Rising StarRising Star: Josh Bryant of Droplr is Revolutionizing the Way We Share Files

Josh Bryant, Co-Founder and CEO of Droplr. Photo via jshbrynt.com.

Droplr was one of 14 companies to present at OEN’s Angel Oregon Spring 2014 Showcase. Here, guest blogger M!ke Russell, principal of Pivotal Writing, LLC, touches base to learn more about how Droplr got to where it is today, and what’s on the horizon: 

In the beginning, there were floppy disks, and they were good. Then, email attachments opened up a whole new universe of file sharing. Today, you likely use the Cloud to share files.

But a fundamental challenge persists: when you share a file, you have to put it somewhere.

“In the world of product design, we would share mockups, screenshots, and other assets all day,” explains Josh Bryant, Co-Founder and CEO of Droplr. “That stuff has really short-term value. You just want it for that moment when you need it. You don’t want it crowding your folders thereafter.”

In one step, Droplr converts any file into a URL that can be sent via any communication platform. It removes these roadblocks for creative teams: compatibility issues across devices; a lack of context in collaboration and feedback; and a slow and clumsy file transfer process for visual assets.


“Portland likes to support Portland. Customers, partners, and investors want to see you win.” (Tweet this.)


“We’re doing to Dropbox what Chat did to Email”

Bryant, a refugee from Silicon Valley, holds the Bay Area’s startup culture as an example of what to avoid. “I didn’t want to make another startup that implodes after getting venture capital. I wanted to blend the startup mentality with old-school business concerns: revenue, adding value to the market, and building a customer base.”

Bryant started Droplr as a side project that occupied his nights and weekends. Slow and steady growth brought him to an inflection point. Customer support took too much time. New ideas for product development started to pile up. Bugs went unaddressed for too long.

To meet demand, Droplr needed more attention and more capital.

For a time, investors were pitched what Droplr’s leadership thought they wanted to hear. Yes, they could be enterprise software. Yes, they could be consumer Internet. Those unending turns left them drained. In December 2013, they walked away from a deal that would have finished their financing, but required them to assume yet another identity.

“It was almost a self-esteem issue. We were afraid to tell people who we were,” Bryant reflects. “When we rebuilt our pipeline, confident in who we were, that was more powerful in connecting with investors. It became easier when we actually claimed how we benefit our customers.”

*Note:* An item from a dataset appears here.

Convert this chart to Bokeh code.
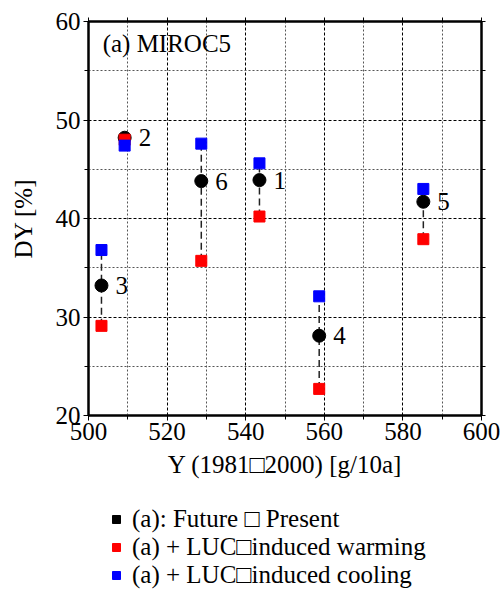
from bokeh.plotting import figure
from bokeh.models import (ColumnDataSource, FixedTicker, LinearAxis, Legend,
                          LegendItem, Label, Range1d)
from bokeh.layouts import column
from bokeh.embed import file_html
from bokeh.resources import INLINE

# ---- data ----
sites = ["1", "2", "3", "4", "5", "6"]
yield_1981_2000 = [543.5, 509.2, 503.3, 558.7, 585.2, 528.7]
dy_future_present = [43.9, 48.2, 33.2, 28.1, 41.7, 43.8]
dy_luc_warming = [40.2, 48.0, 29.1, 22.7, 37.9, 35.7]
dy_luc_cooling = [45.6, 47.4, 36.8, 32.1, 43.0, 47.6]

x_major = [500, 520, 540, 560, 580, 600]
x_minor = [510, 530, 550, 570, 590]
y_major = [20, 30, 40, 50, 60]
y_minor = [25, 35, 45, 55]

title_text = "(a) MIROC5"
xlabel = "Y (1981\u25a12000) [g/10a]"
ylabel = "DY [%]"
legend_labels = ["(a): Future \u25a1 Present",
                 "(a) + LUC\u25a1induced warming",
                 "(a) + LUC\u25a1induced cooling"]
legend_colors = ["black", "red", "blue"]

FONT = "Liberation Serif"
FS = "25px"

src = ColumnDataSource(dict(x=yield_1981_2000, fp=dy_future_present,
                            w=dy_luc_warming, c=dy_luc_cooling, lab=sites))

p = figure(width=504, height=490, output_backend="svg", toolbar_location=None,
           x_range=Range1d(500, 600), y_range=Range1d(20, 60),
           min_border_left=88, min_border_right=23, min_border_top=21,
           min_border_bottom=75, x_axis_location=None, y_axis_location=None)
p.background_fill_color = "white"
p.border_fill_color = "white"
p.outline_line_color = "black"
p.outline_line_width = 2

xt = FixedTicker(ticks=x_major, minor_ticks=x_minor)
yt = FixedTicker(ticks=y_major, minor_ticks=y_minor)
# unlabelled tick marks for the top and right frame edges
xt_plain = FixedTicker(ticks=[], minor_ticks=x_major + x_minor)
yt_plain = FixedTicker(ticks=[], minor_ticks=y_major + y_minor)

def style_axis(ax):
    ax.axis_line_color = "black"
    ax.axis_line_width = 2
    ax.major_tick_line_color = "black"
    ax.minor_tick_line_color = "black"
    ax.major_tick_in = 0
    ax.major_tick_out = 5
    ax.minor_tick_in = 0
    ax.minor_tick_out = 4
    ax.major_label_text_font = FONT
    ax.major_label_text_color = "black"
    ax.major_label_text_font_size = FS
    ax.axis_label_text_font = FONT
    ax.axis_label_text_font_style = "normal"
    ax.axis_label_text_font_size = FS
    ax.axis_label_text_color = "black"

xb = LinearAxis(ticker=xt, axis_label=xlabel)
style_axis(xb)
xb.major_label_standoff = 2
xb.axis_label_standoff = 8
p.add_layout(xb, "below")

yl = LinearAxis(ticker=yt, axis_label=ylabel)
style_axis(yl)
yl.major_label_standoff = 3
yl.axis_label_standoff = 16
p.add_layout(yl, "left")

xa = LinearAxis(ticker=xt_plain)
style_axis(xa)
p.add_layout(xa, "above")
yr = LinearAxis(ticker=yt_plain)
style_axis(yr)
p.add_layout(yr, "right")

p.xgrid.ticker = xt
p.ygrid.ticker = yt
for g in (p.xgrid[0], p.ygrid[0]):
    g.grid_line_color = "black"
    g.grid_line_dash = "3 2"
    g.grid_line_width = 1
    g.minor_grid_line_color = "#555555"
    g.minor_grid_line_dash = "2 2"
    g.minor_grid_line_width = 1

# dashed connectors
p.segment(x0="x", y0="w", x1="x", y1="c", source=src, line_color="#222222",
          line_width=1.5, line_dash="7 4")

p.scatter(x="x", y="fp", source=src, marker="circle", size=13,
          fill_color="black", line_color="black")
p.scatter(x="x", y="w", source=src, marker="square", size=11,
          fill_color="red", line_color="red")
p.scatter(x="x", y="c", source=src, marker="square", size=11,
          fill_color="blue", line_color="blue")

p.text(x="x", y="fp", text="lab", source=src, x_offset=14,
       text_baseline="middle", text_align="left", text_font=FONT,
       text_font_size=FS, text_color="black")

p.add_layout(Label(x=503.6, y=57.8, text=title_text, text_font=FONT,
                   text_font_size=FS, text_baseline="middle",
                   text_color="black"))

# ---- legend panel below the plot ----
q = figure(width=504, height=101, output_backend="svg", toolbar_location=None,
           x_range=Range1d(0, 1), y_range=Range1d(0, 1),
           min_border=0, x_axis_location=None, y_axis_location=None)
q.outline_line_color = None
q.xgrid.visible = False
q.ygrid.visible = False
q.background_fill_color = "white"
q.border_fill_color = "white"

nan = float("nan")
items = []
for lab, col in zip(legend_labels, legend_colors):
    s = ColumnDataSource(dict(x=[nan], y=[nan]))
    r = q.scatter(x="x", y="y", source=s, marker="square", size=8,
                  fill_color=col, line_color=col)
    items.append(LegendItem(label=lab, renderers=[r]))

legend = Legend(items=items, location=(18, 2), orientation="vertical")
legend.border_line_color = None
legend.background_fill_alpha = 0
legend.label_text_font = FONT
legend.label_text_font_size = FS
legend.label_text_color = "black"
legend.glyph_width = 20
legend.glyph_height = 28
legend.label_standoff = 6
legend.label_height = 28
legend.spacing = 0
legend.padding = 0
legend.margin = 0
q.add_layout(legend, "center")

open("out.html", "w").write(file_html(column(p, q, spacing=0), INLINE))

If they could do it all over.

Bryant answers without hesitation: “We would do it again in Oregon. Up here, the investment community seems more attuned toward companies that are focused on revenue, adding value, and serving paying customers. They’ll support platform companies that will never be a household name, but have tangible value on the books. That’s the type of company that I want Droplr to be.”

“Portland likes to support Portland. Customers, partners, and investors want to see you win. They’re extra motivated to advocate for you. That’s a little unique to Portland.”